Cauliflower in the Greek style

When we were in Athens just after Easter 2005, we had lunch in what's reputedly the best (as in: tastiest food) mezedes house in the city. It's a bikers' haunt in a street full of dubious businesses and theological bookshops, close to the parliament offices.

We shared the sidewalk seating with a very large man in a suit who looked so much like a member of parliament that he must have been one. First he had a platter of what we tend to call "dead fishies", whole grilled sardines. Then the cauliflower came.
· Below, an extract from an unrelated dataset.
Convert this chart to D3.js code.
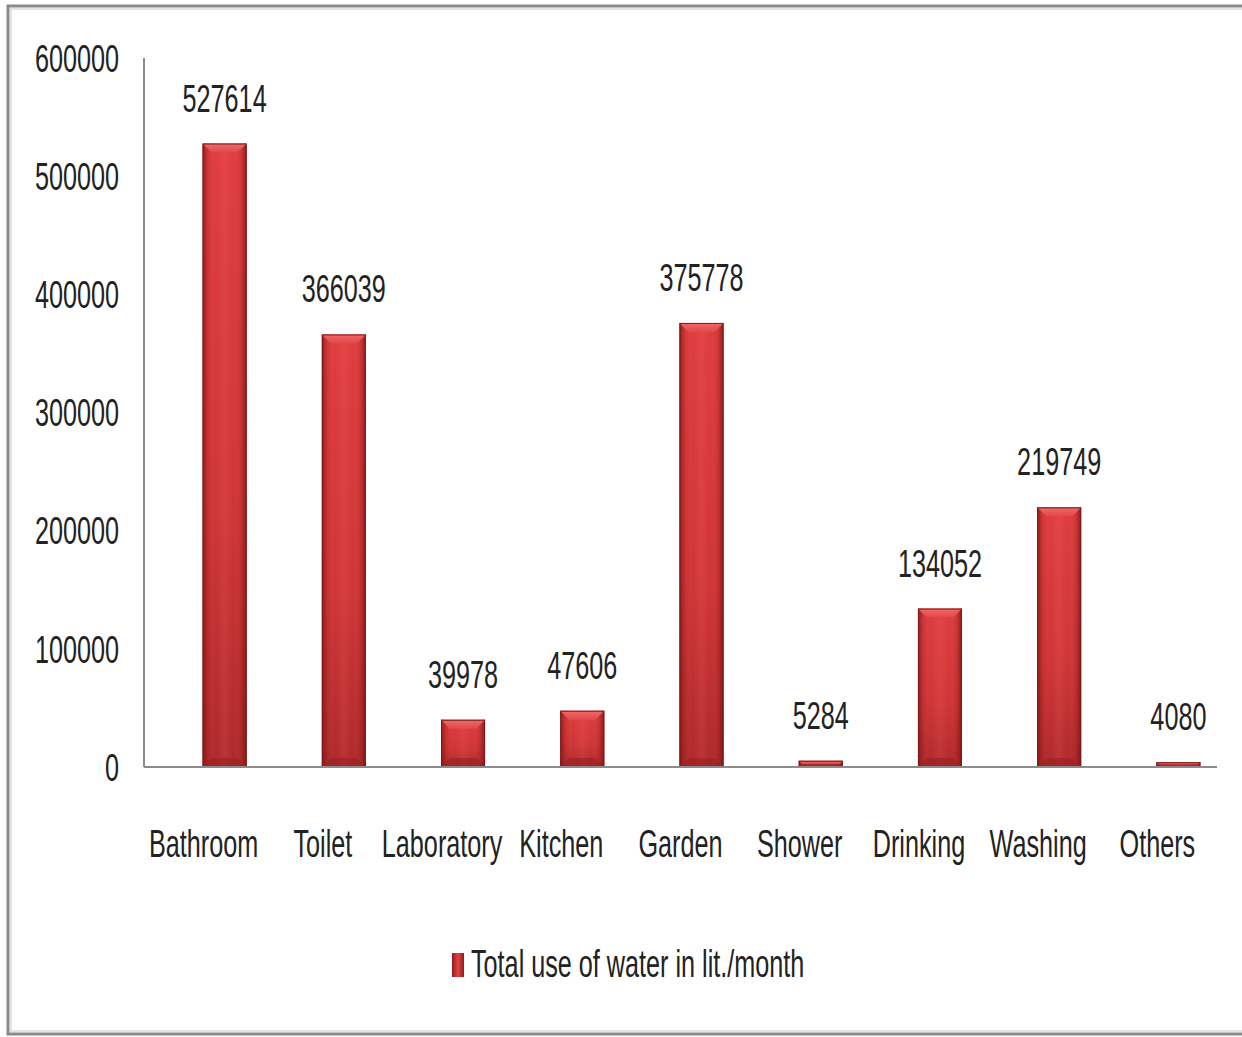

It was about the size of the man's head.


  • 1 medium-sized cauliflower
  • olive oil
  • lemon juice
  • parsley

A boy of about five with a toy laser gun came up to him and asked "Are you going to eat all of that?"
"Can I zap you with my laser gun?"
So the boy zapped the member of parliament anyway, while he ate his cauliflower, all of it.

The recipe turned out to be in my favourite Greek cookery book, The Best Book of Greek Cookery by Chrissa Paradissis. It's called "Cauliflower Salad" because it's got oil and lemon juice, which is why I didn't find it right away under "Vegetables" but only later when I was looking for something else.
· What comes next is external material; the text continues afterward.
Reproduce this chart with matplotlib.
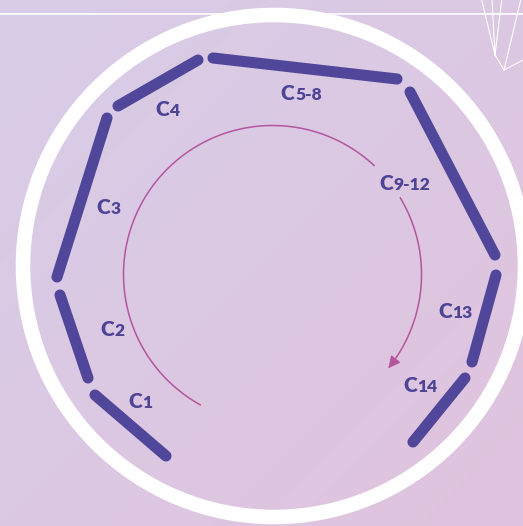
import numpy as np
import matplotlib
matplotlib.use("Agg")
import matplotlib.pyplot as plt
from matplotlib.patches import Circle, FancyArrowPatch
from matplotlib.path import Path

# ---- data ----
labels = ["C1", "C2", "C3", "C4", "C5-8", "C9-12", "C13", "C14"]
seg_x0 = [95, 60, 107, 118, 213, 410, 496, 465]
seg_y0 = [395, 295, 118, 106, 58, 92, 275, 378]
seg_x1 = [166, 88, 57, 198, 397, 495, 472, 413]
seg_y1 = [456, 378, 277, 60, 79, 255, 362, 442]
label_x = [140, 112, 108, 167, 301, 405, 455, 420]
label_y = [400, 328, 207, 108, 93, 182, 310, 385]

ring_center = (274, 266)
ring_radius = 251

arc_center = (272.5, 274.5)
arc_radius = 149
arc_part1 = (119, 313)   # degrees (screen coords, y down)
arc_part2 = (329, 399)

W, H = 523, 526
fig = plt.figure(figsize=(W / 100, H / 100), dpi=100)
ax = fig.add_axes([0, 0, 1, 1])
ax.set_xlim(0, W)
ax.set_ylim(H, 0)
ax.axis("off")

# background gradient
c_tl = np.array([216, 205, 231]) / 255
c_br = np.array([224, 195, 222]) / 255
yy, xx = np.mgrid[0:1:200j, 0:1:200j]
t = (xx + yy) / 2
img = c_tl[None, None, :] * (1 - t[..., None]) + c_br[None, None, :] * t[..., None]
ax.imshow(img, extent=[0, W, H, 0], aspect="auto", zorder=0, interpolation="bilinear")

# top white line and decoration
ax.plot([0, W], [14, 14], color="white", lw=1.2, zorder=1)
deco = [((481.7, 0), (495, 55)), ((492, 0), (495, 55)), ((501.7, 0), (495, 55)),
        ((495, 55), (504, 70)), ((520.7, 0), (504, 70)), ((504, 70), (523, 60))]
for (a, b) in deco:
    ax.plot([a[0], b[0]], [a[1], b[1]], color="white", lw=0.8, zorder=1)

# white ring
ax.add_patch(Circle(ring_center, ring_radius, fill=False, edgecolor="white", lw=10.5, zorder=2))

# segments
seg_color = "#51479a"
for x0, y0, x1, y1 in zip(seg_x0, seg_y0, seg_x1, seg_y1):
    ax.plot([x0, x1], [y0, y1], color=seg_color, lw=8, solid_capstyle="round", zorder=3)

# arrow arc
arc_color = "#b4569e"
def arc_pts(a0, a1):
    th = np.radians(np.linspace(a0, a1, 120))
    return np.column_stack([arc_center[0] + arc_radius * np.cos(th),
                            arc_center[1] + arc_radius * np.sin(th)])
p1 = arc_pts(*arc_part1)
ax.plot(p1[:, 0], p1[:, 1], color=arc_color, lw=1.1, zorder=3)
p2 = arc_pts(*arc_part2)
arrow = FancyArrowPatch(path=Path(p2), arrowstyle="-|>,head_length=7,head_width=3.5",
                        color=arc_color, lw=1.1, zorder=3, mutation_scale=1)
ax.add_patch(arrow)

# labels: big "C" plus smaller figures
lab_color = "#4e4495"
fig.canvas.draw()
renderer = fig.canvas.get_renderer()
for lab, lx, ly in zip(labels, label_x, label_y):
    tc = ax.text(0, 0, lab[0], fontsize=15, fontweight="heavy", family="Lato",
                 color=lab_color, ha="left", va="baseline", zorder=4)
    tr = ax.text(0, 0, lab[1:], fontsize=12.5, fontweight="heavy", family="Lato",
                 color=lab_color, ha="left", va="baseline", zorder=4)
    wc = tc.get_window_extent(renderer).width
    wr = tr.get_window_extent(renderer).width
    left = lx - (wc + wr) / 2
    base = ly + 7.5
    tc.set_position((left, base))
    tr.set_position((left + wc + 0.5, base))

fig.savefig("out.png", dpi=100)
This serves five as a vegetable, and several more as part of a Greek spread.


Trim large and tough leaves off the cauliflower and cut the stem off short, but leave the cauliflower whole. Put it in the best-fitting pot you have, so you can still close the lid but there's not much room left over. Fill the pot with water so the cauliflower just floats and add a little salt. Bring to the boil with the lid closed, turn down the heat and simmer for about ten minutes or until you start to smell it. You may have to lay the lid at an angle to keep the pot from boiling over.

Prick the cauliflower to test: it should be tender but still firm. If it's too hard, turn the heat off but leave it in the hot water for another few minutes. When it's ready, drain the cauliflower and put it on a plate, stem end down. Pour some olive oil and the juice of half a lemon over it and sprinkle with parsley. Serve warm or tepid.